*What is required*:
Retype every line from the start of the data down to and including the line with "ax.plot(xx, m *". Skip the pictures.

*Recorded information*:
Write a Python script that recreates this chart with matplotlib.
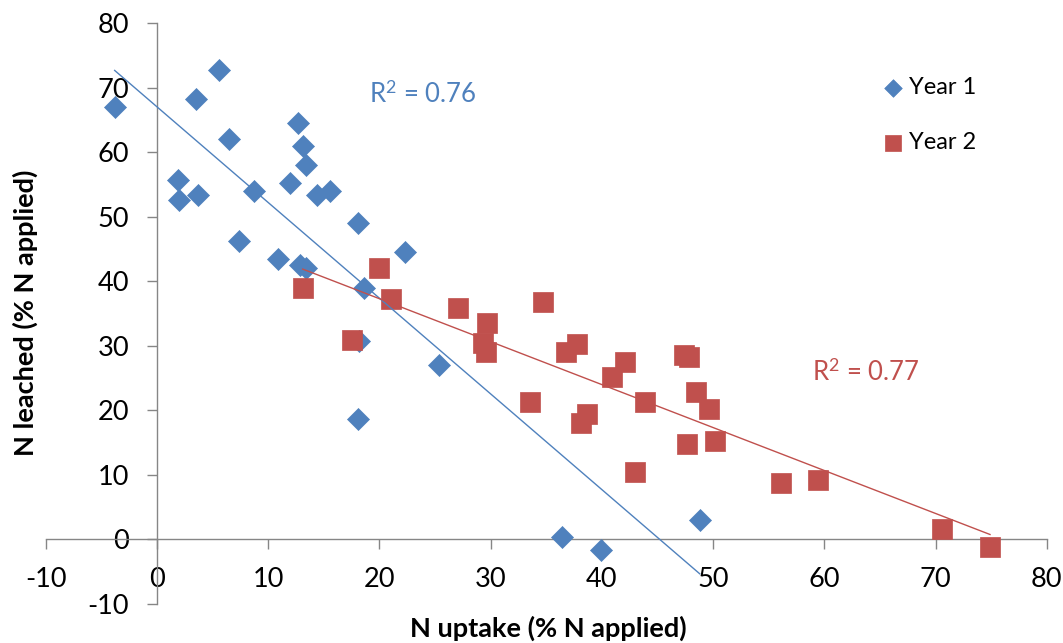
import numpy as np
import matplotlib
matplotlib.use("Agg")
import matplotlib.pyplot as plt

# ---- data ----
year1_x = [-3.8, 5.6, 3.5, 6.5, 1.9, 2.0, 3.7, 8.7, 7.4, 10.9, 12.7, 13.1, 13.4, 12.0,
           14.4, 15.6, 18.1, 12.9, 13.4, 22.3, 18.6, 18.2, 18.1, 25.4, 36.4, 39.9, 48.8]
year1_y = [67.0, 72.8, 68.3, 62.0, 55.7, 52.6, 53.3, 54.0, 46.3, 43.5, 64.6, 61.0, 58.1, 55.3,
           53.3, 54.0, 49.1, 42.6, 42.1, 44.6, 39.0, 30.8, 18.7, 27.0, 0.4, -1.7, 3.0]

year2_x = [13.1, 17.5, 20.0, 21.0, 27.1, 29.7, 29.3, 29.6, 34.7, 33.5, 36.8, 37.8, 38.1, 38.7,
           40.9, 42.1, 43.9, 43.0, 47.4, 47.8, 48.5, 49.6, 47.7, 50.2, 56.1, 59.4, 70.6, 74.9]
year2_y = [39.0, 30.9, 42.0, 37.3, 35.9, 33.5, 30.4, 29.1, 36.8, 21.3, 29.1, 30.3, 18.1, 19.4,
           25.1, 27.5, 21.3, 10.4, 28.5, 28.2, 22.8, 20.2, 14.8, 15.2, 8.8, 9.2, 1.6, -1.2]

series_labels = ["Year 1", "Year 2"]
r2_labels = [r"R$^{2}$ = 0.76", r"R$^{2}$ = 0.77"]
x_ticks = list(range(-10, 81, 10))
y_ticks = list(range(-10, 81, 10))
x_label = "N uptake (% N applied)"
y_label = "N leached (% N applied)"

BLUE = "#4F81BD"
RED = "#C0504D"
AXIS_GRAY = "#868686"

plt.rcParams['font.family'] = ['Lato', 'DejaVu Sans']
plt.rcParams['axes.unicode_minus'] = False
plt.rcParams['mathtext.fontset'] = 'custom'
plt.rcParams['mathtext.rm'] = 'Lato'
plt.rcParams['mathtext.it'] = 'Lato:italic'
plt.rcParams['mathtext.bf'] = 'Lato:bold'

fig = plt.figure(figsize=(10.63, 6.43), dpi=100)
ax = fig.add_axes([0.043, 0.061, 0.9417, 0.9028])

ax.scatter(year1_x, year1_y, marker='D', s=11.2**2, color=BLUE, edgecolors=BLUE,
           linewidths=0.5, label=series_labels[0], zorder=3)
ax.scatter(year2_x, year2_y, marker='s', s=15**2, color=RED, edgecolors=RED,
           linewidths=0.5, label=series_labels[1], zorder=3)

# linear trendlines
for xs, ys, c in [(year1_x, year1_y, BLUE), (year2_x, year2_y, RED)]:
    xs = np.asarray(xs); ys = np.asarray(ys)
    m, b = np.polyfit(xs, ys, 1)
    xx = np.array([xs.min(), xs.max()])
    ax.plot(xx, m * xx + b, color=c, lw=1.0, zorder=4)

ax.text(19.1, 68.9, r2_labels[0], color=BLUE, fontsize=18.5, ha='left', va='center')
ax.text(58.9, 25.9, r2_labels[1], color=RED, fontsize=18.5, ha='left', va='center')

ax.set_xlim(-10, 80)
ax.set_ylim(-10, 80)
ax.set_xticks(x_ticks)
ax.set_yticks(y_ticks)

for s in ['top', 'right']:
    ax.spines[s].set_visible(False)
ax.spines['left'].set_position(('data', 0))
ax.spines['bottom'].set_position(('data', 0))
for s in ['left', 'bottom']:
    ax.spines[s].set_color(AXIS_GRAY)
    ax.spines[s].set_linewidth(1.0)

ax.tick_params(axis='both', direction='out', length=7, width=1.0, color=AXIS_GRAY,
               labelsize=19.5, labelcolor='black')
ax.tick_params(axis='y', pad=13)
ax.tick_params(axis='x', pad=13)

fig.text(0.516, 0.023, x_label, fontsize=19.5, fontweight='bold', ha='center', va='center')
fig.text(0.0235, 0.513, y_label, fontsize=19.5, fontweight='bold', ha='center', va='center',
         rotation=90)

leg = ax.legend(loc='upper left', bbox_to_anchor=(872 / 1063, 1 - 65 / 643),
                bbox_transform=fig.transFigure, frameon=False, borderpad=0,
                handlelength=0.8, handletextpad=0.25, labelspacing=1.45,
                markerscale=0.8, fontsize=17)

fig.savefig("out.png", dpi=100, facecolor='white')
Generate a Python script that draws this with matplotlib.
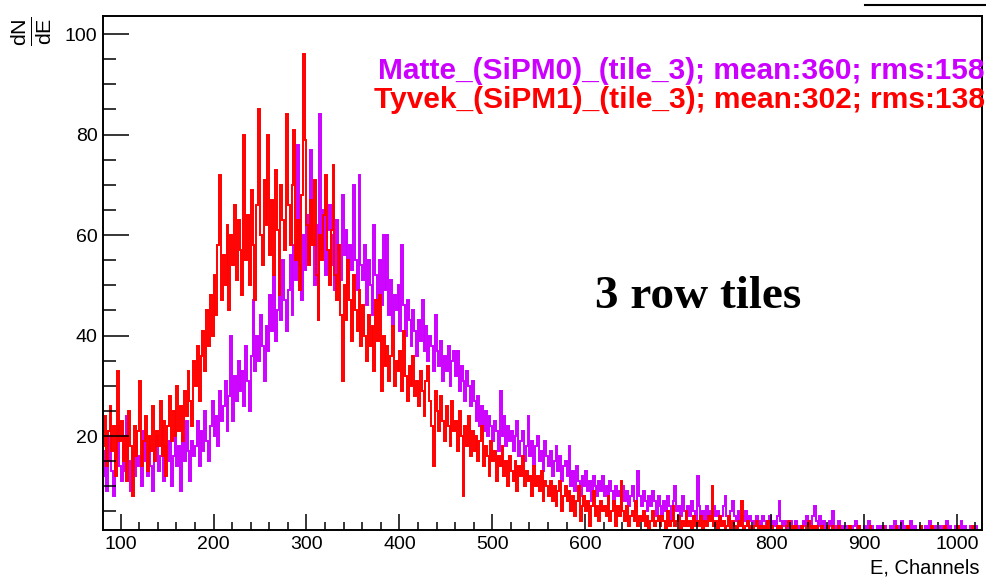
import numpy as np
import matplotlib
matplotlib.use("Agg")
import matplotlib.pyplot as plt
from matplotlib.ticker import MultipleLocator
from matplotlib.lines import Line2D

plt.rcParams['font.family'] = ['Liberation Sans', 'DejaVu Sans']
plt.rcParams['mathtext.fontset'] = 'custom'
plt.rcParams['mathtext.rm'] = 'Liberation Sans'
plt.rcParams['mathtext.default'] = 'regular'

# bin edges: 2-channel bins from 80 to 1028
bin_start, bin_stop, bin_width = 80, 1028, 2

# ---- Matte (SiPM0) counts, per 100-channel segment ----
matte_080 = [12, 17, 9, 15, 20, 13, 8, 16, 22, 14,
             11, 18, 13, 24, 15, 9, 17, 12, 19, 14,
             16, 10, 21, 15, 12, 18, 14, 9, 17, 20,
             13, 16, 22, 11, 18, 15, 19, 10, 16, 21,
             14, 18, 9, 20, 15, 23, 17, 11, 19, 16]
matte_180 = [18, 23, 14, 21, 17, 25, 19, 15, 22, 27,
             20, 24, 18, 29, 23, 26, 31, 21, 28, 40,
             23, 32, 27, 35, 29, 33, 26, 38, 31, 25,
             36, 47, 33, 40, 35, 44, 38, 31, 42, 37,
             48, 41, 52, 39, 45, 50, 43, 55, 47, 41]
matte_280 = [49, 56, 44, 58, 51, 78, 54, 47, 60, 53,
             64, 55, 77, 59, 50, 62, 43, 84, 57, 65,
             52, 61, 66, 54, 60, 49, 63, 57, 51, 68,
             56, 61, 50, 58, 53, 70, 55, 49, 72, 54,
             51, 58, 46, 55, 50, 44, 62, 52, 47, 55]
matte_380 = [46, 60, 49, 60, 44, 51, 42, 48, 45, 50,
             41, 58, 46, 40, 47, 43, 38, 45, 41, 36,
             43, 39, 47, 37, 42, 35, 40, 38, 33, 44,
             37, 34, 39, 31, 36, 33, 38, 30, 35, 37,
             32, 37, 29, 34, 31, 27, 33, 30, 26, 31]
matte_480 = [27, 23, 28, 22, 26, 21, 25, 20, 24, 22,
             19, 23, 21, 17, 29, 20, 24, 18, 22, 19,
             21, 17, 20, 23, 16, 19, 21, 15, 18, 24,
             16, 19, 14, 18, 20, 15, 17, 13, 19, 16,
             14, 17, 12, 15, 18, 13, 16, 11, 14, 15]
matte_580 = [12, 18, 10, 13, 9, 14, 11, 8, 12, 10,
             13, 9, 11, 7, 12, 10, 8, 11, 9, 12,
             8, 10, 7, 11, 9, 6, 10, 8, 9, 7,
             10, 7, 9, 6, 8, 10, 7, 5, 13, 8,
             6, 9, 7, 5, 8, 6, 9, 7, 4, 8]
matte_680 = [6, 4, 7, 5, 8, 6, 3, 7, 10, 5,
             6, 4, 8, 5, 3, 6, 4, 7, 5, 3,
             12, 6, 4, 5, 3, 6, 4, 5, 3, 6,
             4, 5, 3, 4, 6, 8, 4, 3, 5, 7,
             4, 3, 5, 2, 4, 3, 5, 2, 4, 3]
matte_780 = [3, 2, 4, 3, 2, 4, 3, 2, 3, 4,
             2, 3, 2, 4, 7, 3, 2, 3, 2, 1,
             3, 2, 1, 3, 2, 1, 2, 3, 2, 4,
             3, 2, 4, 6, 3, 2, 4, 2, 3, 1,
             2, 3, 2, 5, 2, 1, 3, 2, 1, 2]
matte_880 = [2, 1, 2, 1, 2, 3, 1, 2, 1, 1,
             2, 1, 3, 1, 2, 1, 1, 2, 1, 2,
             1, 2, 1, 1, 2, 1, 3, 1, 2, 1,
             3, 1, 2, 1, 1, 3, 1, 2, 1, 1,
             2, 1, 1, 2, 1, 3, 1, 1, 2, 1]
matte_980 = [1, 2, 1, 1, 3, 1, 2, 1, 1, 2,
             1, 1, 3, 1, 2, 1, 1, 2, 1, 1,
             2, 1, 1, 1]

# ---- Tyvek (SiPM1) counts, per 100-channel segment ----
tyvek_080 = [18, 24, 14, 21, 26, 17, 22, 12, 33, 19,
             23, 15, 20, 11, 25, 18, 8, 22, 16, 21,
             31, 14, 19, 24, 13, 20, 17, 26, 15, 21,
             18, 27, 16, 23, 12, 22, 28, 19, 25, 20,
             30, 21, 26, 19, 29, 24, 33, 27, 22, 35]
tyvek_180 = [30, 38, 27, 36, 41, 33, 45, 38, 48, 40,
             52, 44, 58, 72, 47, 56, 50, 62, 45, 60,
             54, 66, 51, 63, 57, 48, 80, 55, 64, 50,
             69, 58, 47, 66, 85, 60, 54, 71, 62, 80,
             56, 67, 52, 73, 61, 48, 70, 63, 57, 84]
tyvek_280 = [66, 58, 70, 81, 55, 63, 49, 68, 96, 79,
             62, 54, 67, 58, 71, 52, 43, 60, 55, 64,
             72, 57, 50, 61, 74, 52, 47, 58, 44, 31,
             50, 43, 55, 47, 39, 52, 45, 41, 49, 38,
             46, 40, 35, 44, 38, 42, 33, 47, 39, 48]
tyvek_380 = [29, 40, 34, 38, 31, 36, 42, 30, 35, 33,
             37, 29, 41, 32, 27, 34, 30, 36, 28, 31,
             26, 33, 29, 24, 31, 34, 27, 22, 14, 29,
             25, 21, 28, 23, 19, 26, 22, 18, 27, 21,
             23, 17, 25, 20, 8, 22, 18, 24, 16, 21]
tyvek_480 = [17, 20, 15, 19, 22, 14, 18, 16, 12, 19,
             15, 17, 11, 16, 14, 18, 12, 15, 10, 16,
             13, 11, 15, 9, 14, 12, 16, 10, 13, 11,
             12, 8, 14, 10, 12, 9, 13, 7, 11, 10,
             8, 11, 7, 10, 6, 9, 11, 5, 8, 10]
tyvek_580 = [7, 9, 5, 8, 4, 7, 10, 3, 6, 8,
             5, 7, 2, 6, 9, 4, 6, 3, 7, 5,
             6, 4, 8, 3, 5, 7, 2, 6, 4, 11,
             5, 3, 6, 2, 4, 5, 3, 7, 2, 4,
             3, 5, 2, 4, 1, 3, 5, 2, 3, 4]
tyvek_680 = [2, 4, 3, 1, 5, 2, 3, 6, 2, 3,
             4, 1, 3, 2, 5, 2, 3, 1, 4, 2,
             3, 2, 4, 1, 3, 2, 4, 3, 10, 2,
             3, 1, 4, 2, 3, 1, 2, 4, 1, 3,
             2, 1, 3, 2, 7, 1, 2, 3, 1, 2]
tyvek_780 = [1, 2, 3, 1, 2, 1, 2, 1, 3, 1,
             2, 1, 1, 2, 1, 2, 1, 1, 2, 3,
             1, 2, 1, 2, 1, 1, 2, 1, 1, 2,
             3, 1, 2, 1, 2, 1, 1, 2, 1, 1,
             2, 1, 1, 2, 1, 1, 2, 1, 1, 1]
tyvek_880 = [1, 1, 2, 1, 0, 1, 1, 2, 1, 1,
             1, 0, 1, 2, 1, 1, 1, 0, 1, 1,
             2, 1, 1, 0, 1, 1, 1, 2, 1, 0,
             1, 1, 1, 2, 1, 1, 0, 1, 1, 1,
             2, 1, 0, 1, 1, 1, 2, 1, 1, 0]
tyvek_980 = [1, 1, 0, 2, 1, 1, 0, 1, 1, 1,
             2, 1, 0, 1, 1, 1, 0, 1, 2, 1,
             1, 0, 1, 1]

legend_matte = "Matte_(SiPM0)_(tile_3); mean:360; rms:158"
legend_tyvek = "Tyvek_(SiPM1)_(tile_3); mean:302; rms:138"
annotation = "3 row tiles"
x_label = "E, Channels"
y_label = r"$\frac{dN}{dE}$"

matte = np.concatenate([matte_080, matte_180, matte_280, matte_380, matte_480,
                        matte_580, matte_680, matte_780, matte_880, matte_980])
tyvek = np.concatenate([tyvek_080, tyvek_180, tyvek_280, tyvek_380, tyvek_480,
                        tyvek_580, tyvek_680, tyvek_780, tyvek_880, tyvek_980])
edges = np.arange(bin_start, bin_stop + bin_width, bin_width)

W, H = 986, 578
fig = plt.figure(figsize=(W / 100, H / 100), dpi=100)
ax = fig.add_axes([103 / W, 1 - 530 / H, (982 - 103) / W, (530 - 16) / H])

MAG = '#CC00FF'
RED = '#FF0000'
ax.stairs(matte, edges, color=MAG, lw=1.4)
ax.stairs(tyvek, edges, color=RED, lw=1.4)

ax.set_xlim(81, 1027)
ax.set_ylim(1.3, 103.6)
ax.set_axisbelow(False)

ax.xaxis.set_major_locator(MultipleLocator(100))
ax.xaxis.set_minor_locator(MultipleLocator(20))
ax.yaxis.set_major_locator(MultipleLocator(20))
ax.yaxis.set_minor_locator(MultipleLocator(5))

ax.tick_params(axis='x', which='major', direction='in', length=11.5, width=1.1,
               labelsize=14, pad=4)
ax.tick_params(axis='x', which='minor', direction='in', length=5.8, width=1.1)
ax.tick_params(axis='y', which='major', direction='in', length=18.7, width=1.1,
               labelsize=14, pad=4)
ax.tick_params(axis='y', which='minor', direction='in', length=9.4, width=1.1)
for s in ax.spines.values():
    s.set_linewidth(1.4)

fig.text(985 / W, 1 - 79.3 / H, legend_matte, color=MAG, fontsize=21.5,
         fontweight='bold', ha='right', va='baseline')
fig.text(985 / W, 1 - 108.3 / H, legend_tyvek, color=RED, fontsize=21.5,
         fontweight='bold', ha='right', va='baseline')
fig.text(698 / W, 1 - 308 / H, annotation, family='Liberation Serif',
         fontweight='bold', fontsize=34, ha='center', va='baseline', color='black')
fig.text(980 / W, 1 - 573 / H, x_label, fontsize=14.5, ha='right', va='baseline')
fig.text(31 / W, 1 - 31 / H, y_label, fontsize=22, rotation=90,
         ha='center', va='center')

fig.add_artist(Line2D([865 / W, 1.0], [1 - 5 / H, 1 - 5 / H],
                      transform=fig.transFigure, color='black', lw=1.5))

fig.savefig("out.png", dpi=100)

*Exercise result*:
Write a Python script that recreates this chart with matplotlib.
import numpy as np
import matplotlib
matplotlib.use("Agg")
import matplotlib.pyplot as plt

# ---- data ----
year1_x = [-3.8, 5.6, 3.5, 6.5, 1.9, 2.0, 3.7, 8.7, 7.4, 10.9, 12.7, 13.1, 13.4, 12.0,
           14.4, 15.6, 18.1, 12.9, 13.4, 22.3, 18.6, 18.2, 18.1, 25.4, 36.4, 39.9, 48.8]
year1_y = [67.0, 72.8, 68.3, 62.0, 55.7, 52.6, 53.3, 54.0, 46.3, 43.5, 64.6, 61.0, 58.1, 55.3,
           53.3, 54.0, 49.1, 42.6, 42.1, 44.6, 39.0, 30.8, 18.7, 27.0, 0.4, -1.7, 3.0]

year2_x = [13.1, 17.5, 20.0, 21.0, 27.1, 29.7, 29.3, 29.6, 34.7, 33.5, 36.8, 37.8, 38.1, 38.7,
           40.9, 42.1, 43.9, 43.0, 47.4, 47.8, 48.5, 49.6, 47.7, 50.2, 56.1, 59.4, 70.6, 74.9]
year2_y = [39.0, 30.9, 42.0, 37.3, 35.9, 33.5, 30.4, 29.1, 36.8, 21.3, 29.1, 30.3, 18.1, 19.4,
           25.1, 27.5, 21.3, 10.4, 28.5, 28.2, 22.8, 20.2, 14.8, 15.2, 8.8, 9.2, 1.6, -1.2]

series_labels = ["Year 1", "Year 2"]
r2_labels = [r"R$^{2}$ = 0.76", r"R$^{2}$ = 0.77"]
x_ticks = list(range(-10, 81, 10))
y_ticks = list(range(-10, 81, 10))
x_label = "N uptake (% N applied)"
y_label = "N leached (% N applied)"

BLUE = "#4F81BD"
RED = "#C0504D"
AXIS_GRAY = "#868686"

plt.rcParams['font.family'] = ['Lato', 'DejaVu Sans']
plt.rcParams['axes.unicode_minus'] = False
plt.rcParams['mathtext.fontset'] = 'custom'
plt.rcParams['mathtext.rm'] = 'Lato'
plt.rcParams['mathtext.it'] = 'Lato:italic'
plt.rcParams['mathtext.bf'] = 'Lato:bold'

fig = plt.figure(figsize=(10.63, 6.43), dpi=100)
ax = fig.add_axes([0.043, 0.061, 0.9417, 0.9028])

ax.scatter(year1_x, year1_y, marker='D', s=11.2**2, color=BLUE, edgecolors=BLUE,
           linewidths=0.5, label=series_labels[0], zorder=3)
ax.scatter(year2_x, year2_y, marker='s', s=15**2, color=RED, edgecolors=RED,
           linewidths=0.5, label=series_labels[1], zorder=3)

# linear trendlines
for xs, ys, c in [(year1_x, year1_y, BLUE), (year2_x, year2_y, RED)]:
    xs = np.asarray(xs); ys = np.asarray(ys)
    m, b = np.polyfit(xs, ys, 1)
    xx = np.array([xs.min(), xs.max()])
    ax.plot(xx, m * xx + b, color=c, lw=1.0, zorder=4)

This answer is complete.